## Given task
Omit all pictures, then retype the data exactly as given.

## Data excerpt
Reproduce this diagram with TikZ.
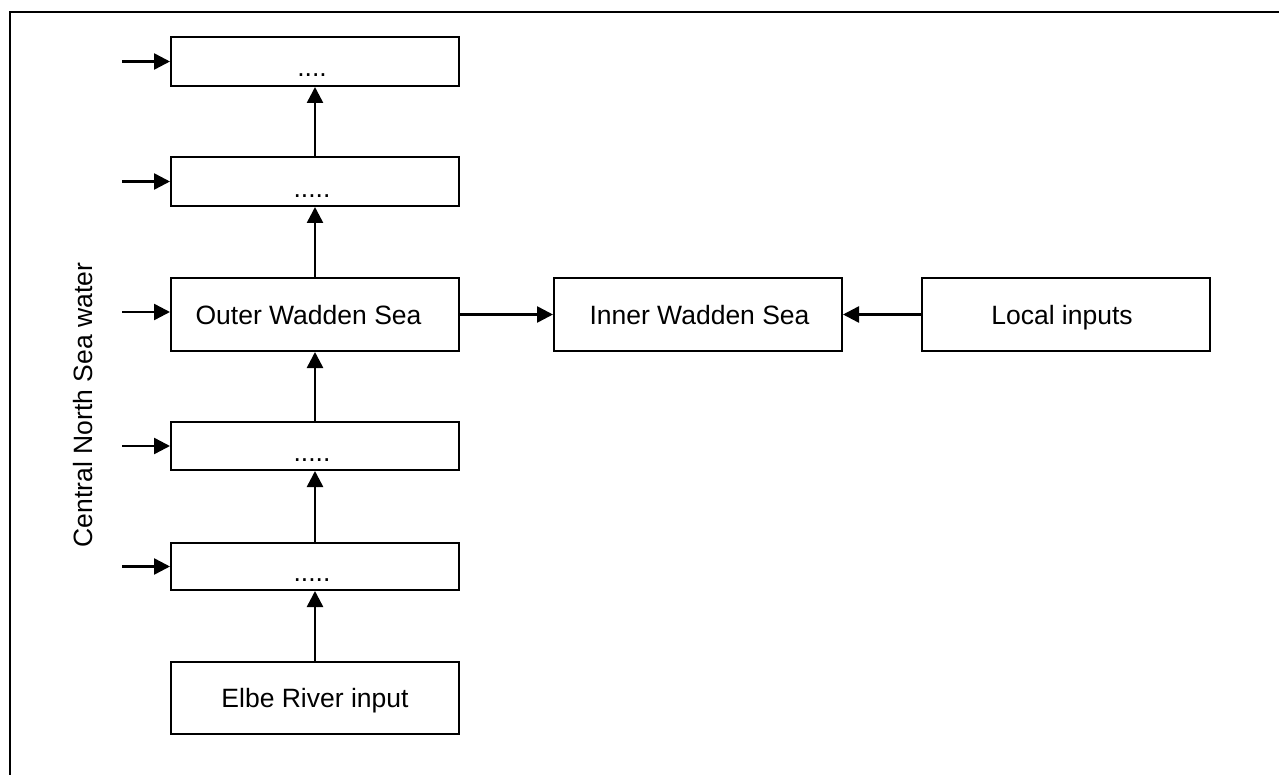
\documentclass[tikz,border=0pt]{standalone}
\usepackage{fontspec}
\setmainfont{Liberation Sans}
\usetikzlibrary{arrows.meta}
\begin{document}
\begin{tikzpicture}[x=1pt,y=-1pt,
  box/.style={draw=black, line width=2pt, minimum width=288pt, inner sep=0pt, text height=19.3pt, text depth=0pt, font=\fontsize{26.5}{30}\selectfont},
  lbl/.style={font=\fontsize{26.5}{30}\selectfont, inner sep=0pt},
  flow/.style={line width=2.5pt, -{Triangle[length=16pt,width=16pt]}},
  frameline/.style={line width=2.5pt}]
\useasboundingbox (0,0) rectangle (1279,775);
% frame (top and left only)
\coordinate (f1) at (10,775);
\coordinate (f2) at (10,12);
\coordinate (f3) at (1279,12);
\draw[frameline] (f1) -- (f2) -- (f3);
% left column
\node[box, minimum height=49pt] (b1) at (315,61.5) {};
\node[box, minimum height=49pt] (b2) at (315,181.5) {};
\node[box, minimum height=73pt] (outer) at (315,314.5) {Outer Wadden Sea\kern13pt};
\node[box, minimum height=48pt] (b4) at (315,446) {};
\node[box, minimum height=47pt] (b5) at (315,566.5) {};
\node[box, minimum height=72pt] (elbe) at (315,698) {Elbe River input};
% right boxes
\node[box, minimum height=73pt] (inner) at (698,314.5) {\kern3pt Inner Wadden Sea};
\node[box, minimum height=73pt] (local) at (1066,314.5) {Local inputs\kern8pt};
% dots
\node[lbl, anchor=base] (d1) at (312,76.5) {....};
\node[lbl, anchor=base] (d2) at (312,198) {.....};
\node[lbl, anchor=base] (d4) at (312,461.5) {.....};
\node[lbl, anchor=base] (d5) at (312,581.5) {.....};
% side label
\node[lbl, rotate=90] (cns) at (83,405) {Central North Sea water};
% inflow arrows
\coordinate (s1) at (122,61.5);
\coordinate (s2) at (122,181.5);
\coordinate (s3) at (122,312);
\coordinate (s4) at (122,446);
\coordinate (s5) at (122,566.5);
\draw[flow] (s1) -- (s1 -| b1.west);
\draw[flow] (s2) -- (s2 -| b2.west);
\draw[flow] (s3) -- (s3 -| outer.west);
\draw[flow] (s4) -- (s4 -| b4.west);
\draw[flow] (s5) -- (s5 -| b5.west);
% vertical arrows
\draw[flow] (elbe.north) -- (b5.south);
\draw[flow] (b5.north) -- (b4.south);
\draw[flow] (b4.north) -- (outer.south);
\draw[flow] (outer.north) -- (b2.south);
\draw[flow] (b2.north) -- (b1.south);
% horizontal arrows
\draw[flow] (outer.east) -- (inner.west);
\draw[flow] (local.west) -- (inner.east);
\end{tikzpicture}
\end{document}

## Full solution
Reproduce this diagram with TikZ.
\documentclass[tikz,border=0pt]{standalone}
\usepackage{fontspec}
\setmainfont{Liberation Sans}
\usetikzlibrary{arrows.meta}
\begin{document}
\begin{tikzpicture}[x=1pt,y=-1pt,
  box/.style={draw=black, line width=2pt, minimum width=288pt, inner sep=0pt, text height=19.3pt, text depth=0pt, font=\fontsize{26.5}{30}\selectfont},
  lbl/.style={font=\fontsize{26.5}{30}\selectfont, inner sep=0pt},
  flow/.style={line width=2.5pt, -{Triangle[length=16pt,width=16pt]}},
  frameline/.style={line width=2.5pt}]
\useasboundingbox (0,0) rectangle (1279,775);
% frame (top and left only)
\coordinate (f1) at (10,775);
\coordinate (f2) at (10,12);
\coordinate (f3) at (1279,12);
\draw[frameline] (f1) -- (f2) -- (f3);
% left column
\node[box, minimum height=49pt] (b1) at (315,61.5) {};
\node[box, minimum height=49pt] (b2) at (315,181.5) {};
\node[box, minimum height=73pt] (outer) at (315,314.5) {Outer Wadden Sea\kern13pt};
\node[box, minimum height=48pt] (b4) at (315,446) {};
\node[box, minimum height=47pt] (b5) at (315,566.5) {};
\node[box, minimum height=72pt] (elbe) at (315,698) {Elbe River input};
% right boxes
\node[box, minimum height=73pt] (inner) at (698,314.5) {\kern3pt Inner Wadden Sea};
\node[box, minimum height=73pt] (local) at (1066,314.5) {Local inputs\kern8pt};
% dots
\node[lbl, anchor=base] (d1) at (312,76.5) {....};
\node[lbl, anchor=base] (d2) at (312,198) {.....};
\node[lbl, anchor=base] (d4) at (312,461.5) {.....};
\node[lbl, anchor=base] (d5) at (312,581.5) {.....};
% side label
\node[lbl, rotate=90] (cns) at (83,405) {Central North Sea water};
% inflow arrows
\coordinate (s1) at (122,61.5);
\coordinate (s2) at (122,181.5);
\coordinate (s3) at (122,312);
\coordinate (s4) at (122,446);
\coordinate (s5) at (122,566.5);
\draw[flow] (s1) -- (s1 -| b1.west);
\draw[flow] (s2) -- (s2 -| b2.west);
\draw[flow] (s3) -- (s3 -| outer.west);
\draw[flow] (s4) -- (s4 -| b4.west);
\draw[flow] (s5) -- (s5 -| b5.west);
% vertical arrows
\draw[flow] (elbe.north) -- (b5.south);
\draw[flow] (b5.north) -- (b4.south);
\draw[flow] (b4.north) -- (outer.south);
\draw[flow] (outer.north) -- (b2.south);
\draw[flow] (b2.north) -- (b1.south);
% horizontal arrows
\draw[flow] (outer.east) -- (inner.west);
\draw[flow] (local.west) -- (inner.east);
\end{tikzpicture}
\end{document}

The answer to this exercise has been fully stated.